Ana Procópio. Foto cedida por Basilissa Lima

Em 1973, o Grupo Musical Os Apolos, de Santiago, influenciado pelo carismático e brincalhão Braz de Andrade (hoje empresário, músico e intérprete de distinção) revolucionaram o género talaia baxu incoporando nele a vertente trabessado. Esta designação vem provavelmente de brial trabessado, um dos toques das Festas da Bandeira que tem um ritmo acelerado, para as coladeras e tamboreiros atravessarem as ruas de S. Filipe. Os Apolos adotaram este ritmo frenético ao gravarem o seu primeiro disco, tendo como vocalista Secré (1955-2014).
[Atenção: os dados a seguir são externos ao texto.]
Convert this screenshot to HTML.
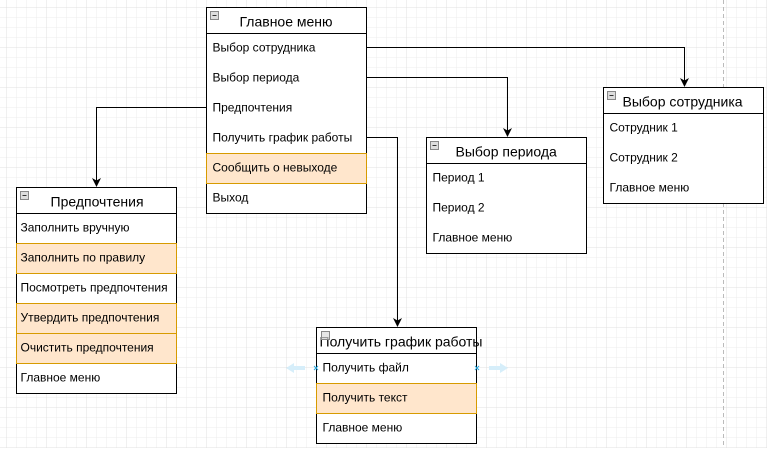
<!DOCTYPE html>
<html><head><meta charset="utf-8"><style>
body{margin:0;width:767px;height:448px;overflow:hidden;background:#fff}
text{font-family:"Liberation Sans",sans-serif;fill:#000}
.t{font-size:14px}.r{font-size:12px}
</style></head><body>
<svg width="767" height="448" xmlns="http://www.w3.org/2000/svg">
<defs>
<pattern id="g" width="10" height="10" patternUnits="userSpaceOnUse" x="6" y="7">
<path d="M10 0H0V10" fill="none" stroke="#ececec" stroke-width="1"/></pattern>
<pattern id="G" width="40" height="40" patternUnits="userSpaceOnUse" x="6" y="7">
<path d="M40 0H0V40" fill="none" stroke="#e0e0e0" stroke-width="1"/></pattern>
<marker id="a" markerWidth="10" markerHeight="10" refX="8" refY="5" orient="auto" markerUnits="userSpaceOnUse">
<path d="M0 0.5L9 5L0 9.5L2.5 5Z" fill="#000"/></marker>
</defs>
<rect width="767" height="448" fill="url(#g)"/>
<rect width="767" height="448" fill="url(#G)"/>
<line x1="723.5" y1="0" x2="723.5" y2="448" stroke="#bbb" stroke-dasharray="4,3"/>
<g fill="none" stroke="#000" stroke-width="1">
<path d="M367 47.5H684.5V86" marker-end="url(#a)"/>
<path d="M367 77.5H507.5V136" marker-end="url(#a)"/>
<path d="M206 107.5H96.5V186" marker-end="url(#a)"/>
<path d="M367 137.5H397.5V326" marker-end="url(#a)"/>
</g>
<g transform="translate(206.5,7.5)">
<rect width="160" height="206" fill="#fff" stroke="#000"/>
<rect y="146" width="160" height="30" fill="#ffe6cc" stroke="#d79b00"/>
<line x1="0" y1="26" x2="160" y2="26" stroke="#000"/>
<rect x="4" y="4" width="8" height="8" fill="#ddd" stroke="#888"/><line x1="6" y1="8" x2="10" y2="8" stroke="#333"/>
<text class="t" x="33" y="19">Главное меню</text>
<text class="r" x="6" y="44">Выбор сотрудника</text>
<text class="r" x="6" y="74">Выбор периода</text>
<text class="r" x="6" y="104">Предпочтения</text>
<text class="r" x="6" y="134">Получить график работы</text>
<text class="r" x="6" y="164">Сообщить о невыходе</text>
<text class="r" x="6" y="194">Выход</text>
</g>
<g transform="translate(16.5,187.5)">
<rect width="160" height="206" fill="#fff" stroke="#000"/>
<rect y="56" width="160" height="30" fill="#ffe6cc" stroke="#d79b00"/>
<rect y="116" width="160" height="30" fill="#ffe6cc" stroke="#d79b00"/>
<rect y="146" width="160" height="30" fill="#ffe6cc" stroke="#d79b00"/>
<line x1="0" y1="26" x2="160" y2="26" stroke="#000"/>
<rect x="4" y="4" width="8" height="8" fill="#ddd" stroke="#888"/><line x1="6" y1="8" x2="10" y2="8" stroke="#333"/>
<text class="t" x="34" y="19">Предпочтения</text>
<text class="r" x="4" y="44">Заполнить вручную</text>
<text class="r" x="4" y="74">Заполнить по правилу</text>
<text class="r" x="4" y="104">Посмотреть предпочтения</text>
<text class="r" x="4" y="134">Утвердить предпочтения</text>
<text class="r" x="4" y="164">Очистить предпочтения</text>
<text class="r" x="4" y="194">Главное меню</text>
</g>
<g transform="translate(426.5,137.5)">
<rect width="160" height="116" fill="#fff" stroke="#000"/>
<line x1="0" y1="26" x2="160" y2="26" stroke="#000"/>
<rect x="4" y="4" width="8" height="8" fill="#ddd" stroke="#888"/><line x1="6" y1="8" x2="10" y2="8" stroke="#333"/>
<text class="t" x="29" y="19">Выбор периода</text>
<text class="r" x="6" y="44">Период 1</text>
<text class="r" x="6" y="74">Период 2</text>
<text class="r" x="6" y="104">Главное меню</text>
</g>
<g transform="translate(603.5,87.5)">
<rect width="160" height="116" fill="#fff" stroke="#000"/>
<line x1="0" y1="26" x2="160" y2="26" stroke="#000"/>
<rect x="4" y="4" width="8" height="8" fill="#ddd" stroke="#888"/><line x1="6" y1="8" x2="10" y2="8" stroke="#333"/>
<text class="t" x="19" y="19">Выбор сотрудника</text>
<text class="r" x="6" y="44">Сотрудник 1</text>
<text class="r" x="6" y="74">Сотрудник 2</text>
<text class="r" x="6" y="104">Главное меню</text>
</g>
<g transform="translate(316.5,327.5)">
<rect width="160" height="116" fill="#fff" stroke="#000"/>
<rect y="56" width="160" height="30" fill="#ffe6cc" stroke="#d79b00"/>
<line x1="0" y1="26" x2="160" y2="26" stroke="#000"/>
<text class="t" x="3" y="19">Получить график работы</text>
<rect x="5" y="4" width="8" height="8" fill="#ddd" fill-opacity="0.7" stroke="#888"/>
<text class="r" x="6" y="44">Получить файл</text>
<text class="r" x="6" y="74">Получить текст</text>
<text class="r" x="6" y="104">Главное меню</text>
</g>
<g fill="#d6eefa">
<path d="M286 368L294 363V366H305V370H294V373Z"/>
<path d="M508 368L500 363V366H489V370H500V373Z"/>
</g>
<g stroke="#29a8e0" stroke-width="1">
<path d="M314 366l4 4M318 366l-4 4"/><path d="M475 366l4 4M479 366l-4 4"/>
</g>
</svg>
</body></html>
A gravação difere do padrão habitual do andamento do talaia baxu por este ser mais lento.

Além desta, outras gravações desse período, em Portugal e Holanda, envolveram Frank Mimita e José Casimiro. Mais tarde, outras gravações se seguiram, com Kim Alves e Minó di Mámá, os Mendes Brothers, Talulu e o grupo Braga Maria, entre outros.

Talaia Baxu e a sua possível elevação a Património Cultural Imaterial Nacional e sua consequente musealização ou criação de um centro interpretativo, anunciadas no início de 2022 pelo ministro da Cultura, Abrãao Vicente, podem ser os passos que se seguem na sua valorização e preservação. A autarquia local dos Mosteiros instalou já o Centro Cultural Talaia Baxu, tentando sacralizar estes propósitos conjuntos com o Governo.

E em agosto de 2022 foi aprovado pelo Parlamento cabo-verdiano o Dia Nacional do Talaia Baxu, que passa a ser comemorado, a partir de 2023, no dia 1 de Fevereiro.

Ver e ouvir

Personagens relacionados com o talaia baxu

Tradição: Botista Lima, Minó di Mámà, Henrique Fidjinho de Atalaia, Nenezinho de Meisanta, Ernesto Nhônhô de Amélia, Eduino de Murro/Canal. Cantaderas: Ana Procópio, Bina Manzinha, Tintina Mané di Bedja.

Atualidade: Ramiro Mendes, Pêpê Bana, José Laço, Talulu, Braz de Andrade, Neuza, Michel Montrond, Linkin. Principais compositores: Júlio Correia, Neves, Amadeu Fontes, Kim Alves. Grupos: Mendes Brothers, Os Apolos.